There is deep anger in the community over the Prime Minister's decision to walk away from the historic Uluru Statement from the Heart. Malcolm Turnbull's statement on the issue was an "egregious" dog whistle, said Cape York leader Noel Pearson, who blamed Tony Abbott for pushing Mr Turnbull "further and further to the right" reports the ABC. The Uluru Statement was the end point of six months of consultations that were commissioned by the Federal Government to determine whether constitutional change was supported by Aboriginal and Torres Strait Islander people. The ABC reports that hundreds of influential Indigenous Australians attended a three-day summit at Uluru in May, and a majority endorsed a referendum to establish a permanent Indigenous advisory body. In a statement, Prime Minister Turnbull said "the Government does not believe such a radical change to our constitution's representative institutions has any realistic prospect of being supported by a majority of Australians in a majority of states".
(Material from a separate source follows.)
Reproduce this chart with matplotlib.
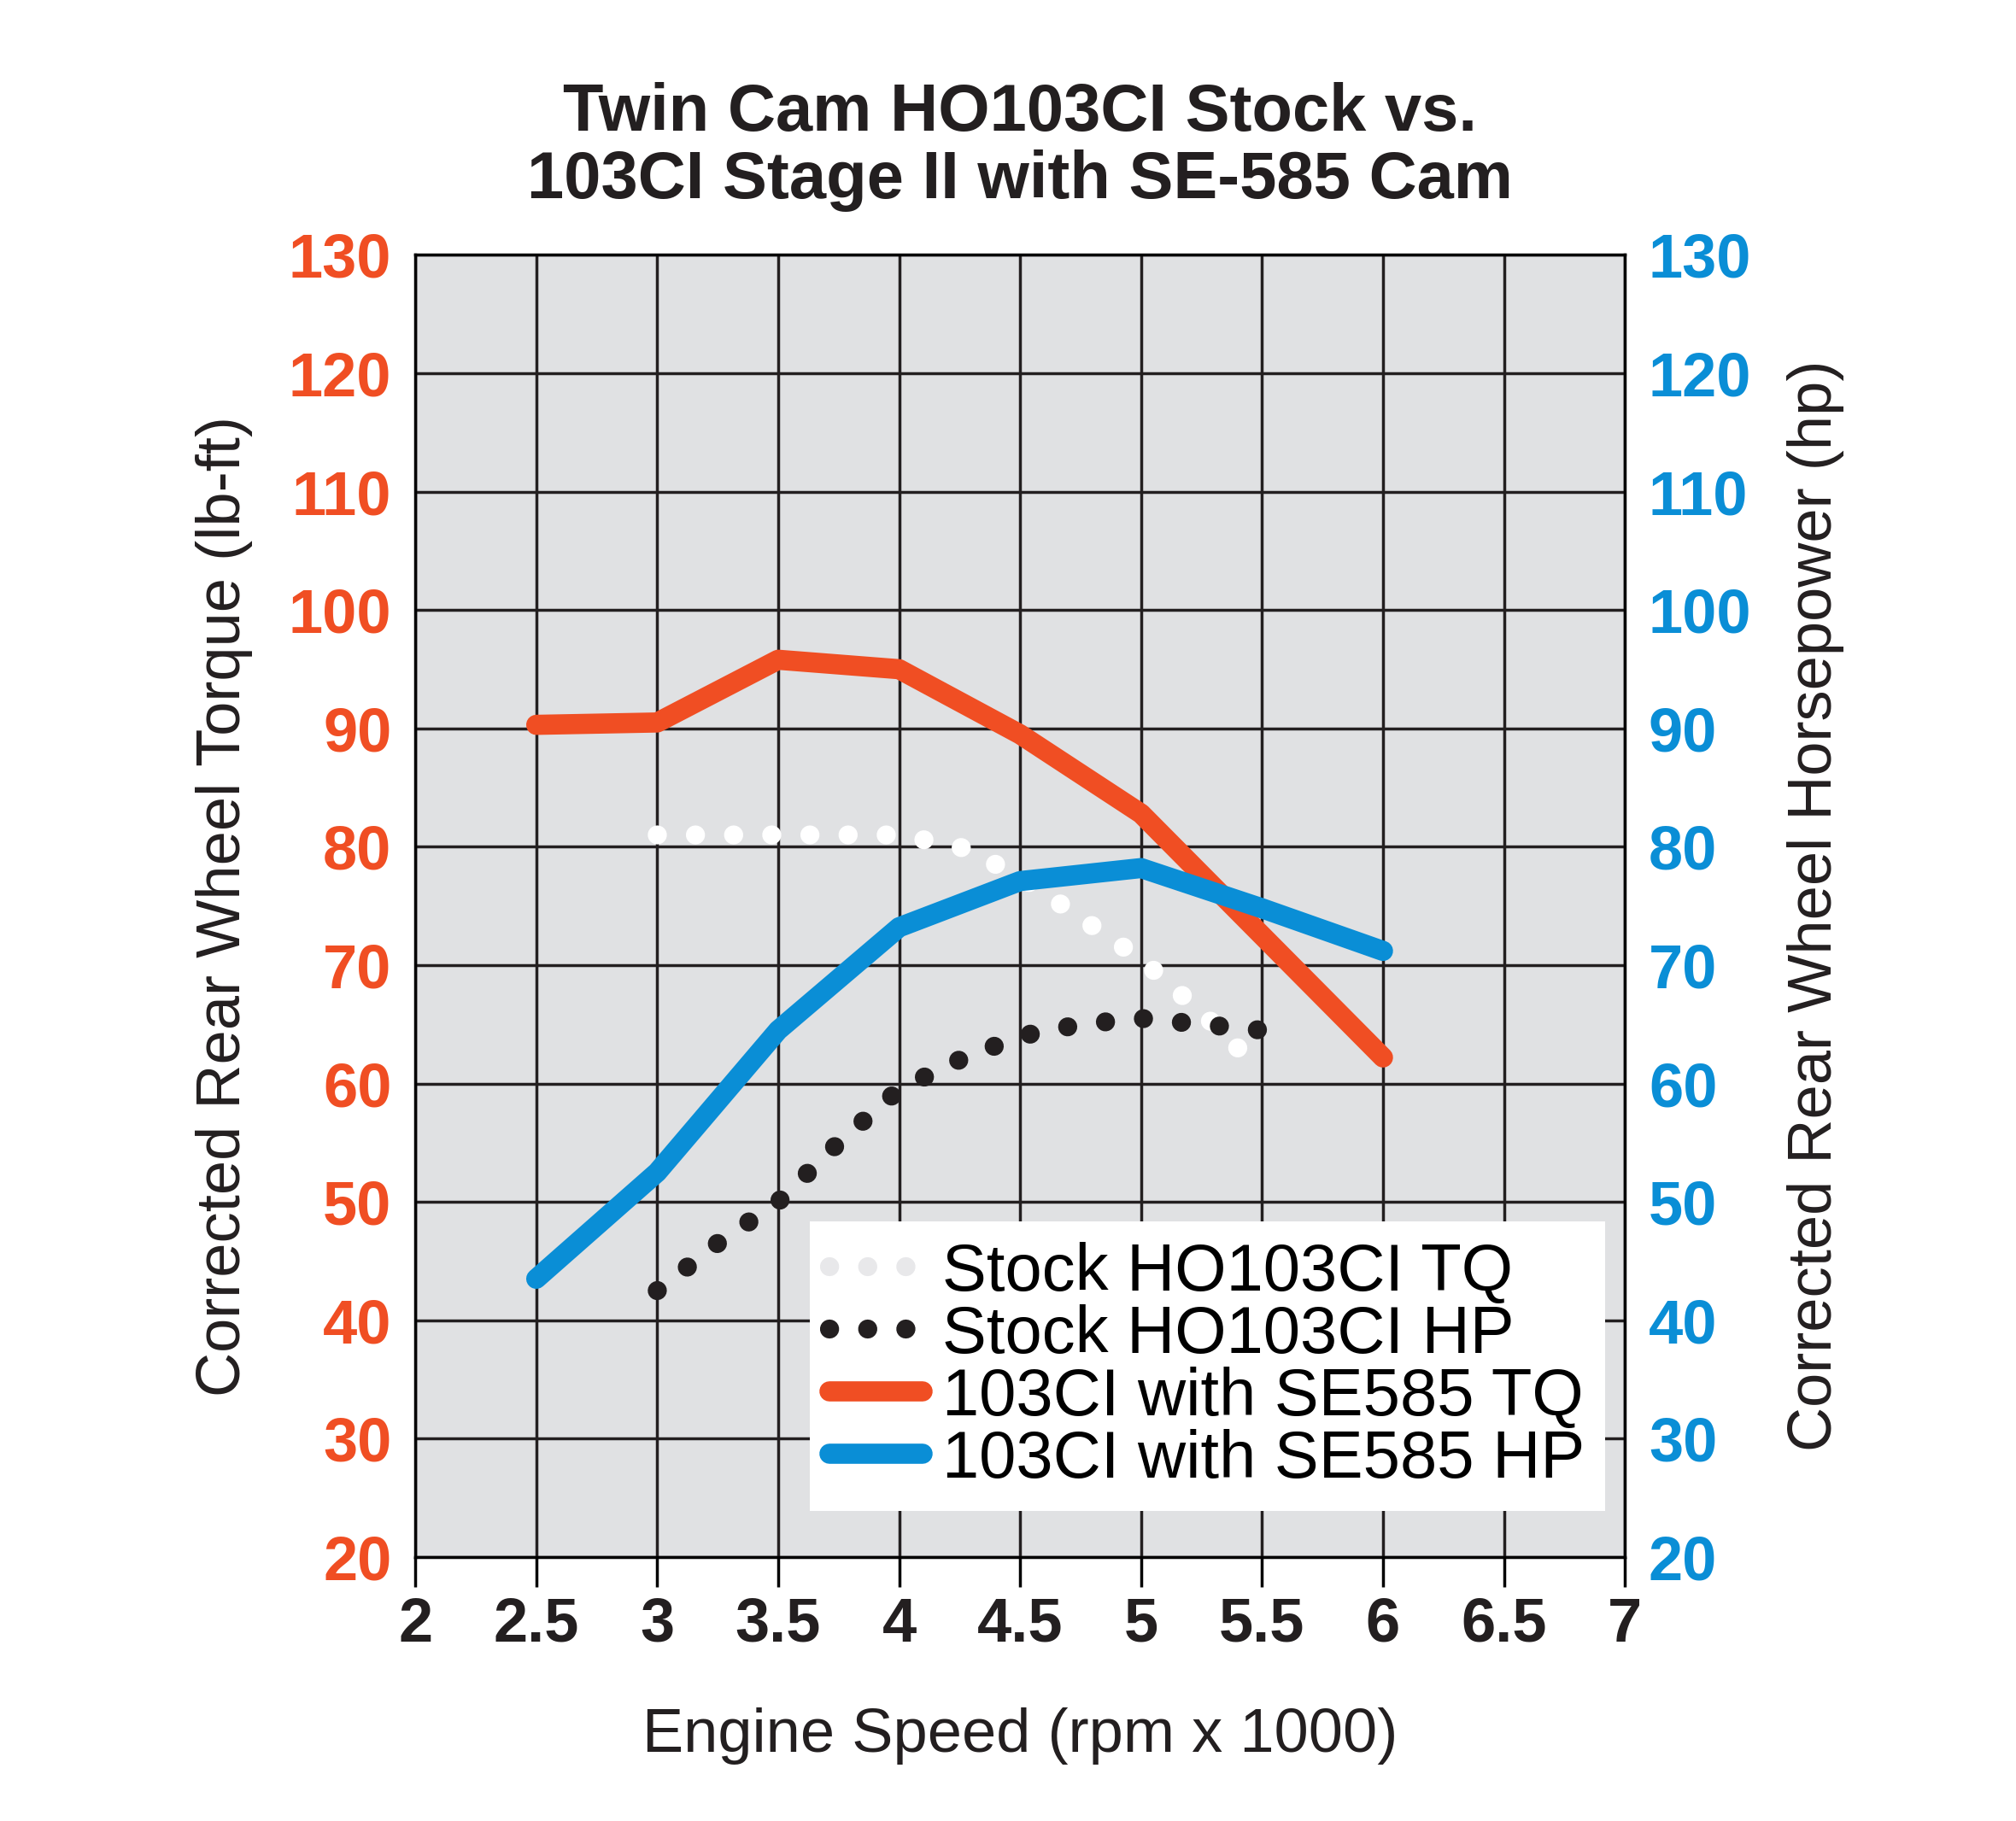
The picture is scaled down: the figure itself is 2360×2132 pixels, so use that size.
import matplotlib.pyplot as plt

# data
stock_rpm = [3, 3.25, 3.5, 3.75, 4, 4.25, 4.5, 4.75, 5, 5.25, 5.5]
stock_tq = [81, 81, 81, 81, 81, 80, 77.5, 74, 70.5, 66, 61]
stock_hp = [42.5, 46.5, 50, 55, 59.5, 62, 64, 65, 65.5, 65, 64.5]

se_rpm = [2.5, 3, 3.5, 4, 4.5, 5, 5.5, 6]
se_tq = [90.3, 90.5, 95.8, 95, 89.5, 82.8, 72.5, 62.2]
se_hp = [43.5, 52.5, 64.5, 73.2, 77.1, 78.2, 74.8, 71.2]

x_ticks = [2, 2.5, 3, 3.5, 4, 4.5, 5, 5.5, 6, 6.5, 7]
x_labels = ['2', '2.5', '3', '3.5', '4', '4.5', '5', '5.5', '6', '6.5', '7']
y_ticks = list(range(20, 131, 10))

orange = '#f04e23'
blue = '#0a8ed6'

plt.rcParams['font.family'] = 'Liberation Sans'
fig = plt.figure(figsize=(23.6, 21.32), dpi=100)
ax = fig.add_axes([0.206, 0.145, 0.600, 0.715])
ax.set_facecolor('#e0e1e3')
ax.set_xlim(2, 7)
ax.set_ylim(20, 130)
ax.set_xticks(x_ticks)
ax.set_xticklabels(x_labels, fontsize=52, fontweight='bold', color='#231f20')
ax.set_yticks(y_ticks)
ax.set_yticklabels([str(v) for v in y_ticks], fontsize=52, fontweight='bold', color=orange)
ax.grid(True, color='#231f20', linewidth=2.5)
ax.set_axisbelow(True)
for s in ax.spines.values():
    s.set_linewidth(2.5)
ax.tick_params(axis='x', direction='out', length=25, width=2.5, pad=8)
ax.tick_params(axis='y', length=0, pad=20)

dot = (0, (0.01, 2.0))
ax.plot(stock_rpm, stock_tq, color='white', lw=16, linestyle=dot,
        dash_capstyle='round', label='Stock HO103CI TQ')
ax.plot(stock_rpm, stock_hp, color='#231f20', lw=16, linestyle=dot,
        dash_capstyle='round', label='Stock HO103CI HP')
ax.plot(se_rpm, se_tq, color=orange, lw=17, solid_capstyle='round',
        label='103CI with SE585 TQ')
ax.plot(se_rpm, se_hp, color=blue, lw=17, solid_capstyle='round',
        label='103CI with SE585 HP')

ax2 = ax.twinx()
ax2.set_ylim(20, 130)
ax2.set_yticks(y_ticks)
ax2.set_yticklabels([str(v) for v in y_ticks], fontsize=52, fontweight='bold', color=blue)
ax2.tick_params(axis='y', length=0, pad=20)
for s in ax2.spines.values():
    s.set_visible(False)

ax.set_xlabel('Engine Speed (rpm x 1000)', fontsize=52, color='#231f20', labelpad=45)
ax.set_ylabel('Corrected Rear Wheel Torque (lb-ft)', fontsize=52, color='#231f20', labelpad=30)
ax2.set_ylabel('Corrected Rear Wheel Horsepower (hp)', fontsize=52, color='#231f20', labelpad=30)

leg = ax.legend(loc='lower right', bbox_to_anchor=(1.0, 0.02), fontsize=56,
                frameon=True, fancybox=False, framealpha=1, edgecolor='white',
                handlelength=1.4, handletextpad=0.3, labelspacing=0.0, borderpad=0.3,
                borderaxespad=0.3)
leg.get_frame().set_linewidth(0)
leg.get_lines()[0].set_color('#e8e8ea')

fig.text(0.506, 0.955, 'Twin Cam HO103CI Stock vs.\n103CI Stage II with SE-585 Cam',
         ha='center', va='top', fontsize=56, fontweight='bold', color='#231f20',
         linespacing=1.1)

fig.savefig('out.png', dpi=100)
Women's superannuation not so super: The $120,000 gender gap.


The latest breakdown of Australia's $2.3 trillion superannuation pie confirms what we have known for a long time reports the ABC. Men do much better out of super than women do.
According to the Association of Superannuation Funds of Australia (ASFA), the average superannuation balance for women last year was $68,000 and for men, it was $112,000. The good news is that women are closing the gap on men, albeit slowly, super balances for women have jumped 53 per cent in the last two years, for men, the increase is 35 per cent. Women who retired in 2016 had an average super balance of $157,000 while men had an average super balance of $271,000. In a nutshell, neither men nor women had nowhere near enough to live on, meaning both men and women have to rely heavily on the age pension to top up their retirement incomes. Women who retired last year still had an average $120,000 less in their super than their male counterparts. And just like discrimination against women in many other walks of life, it is a problem that has been talked about for many years, but the numbers indicate that effectively little is changing.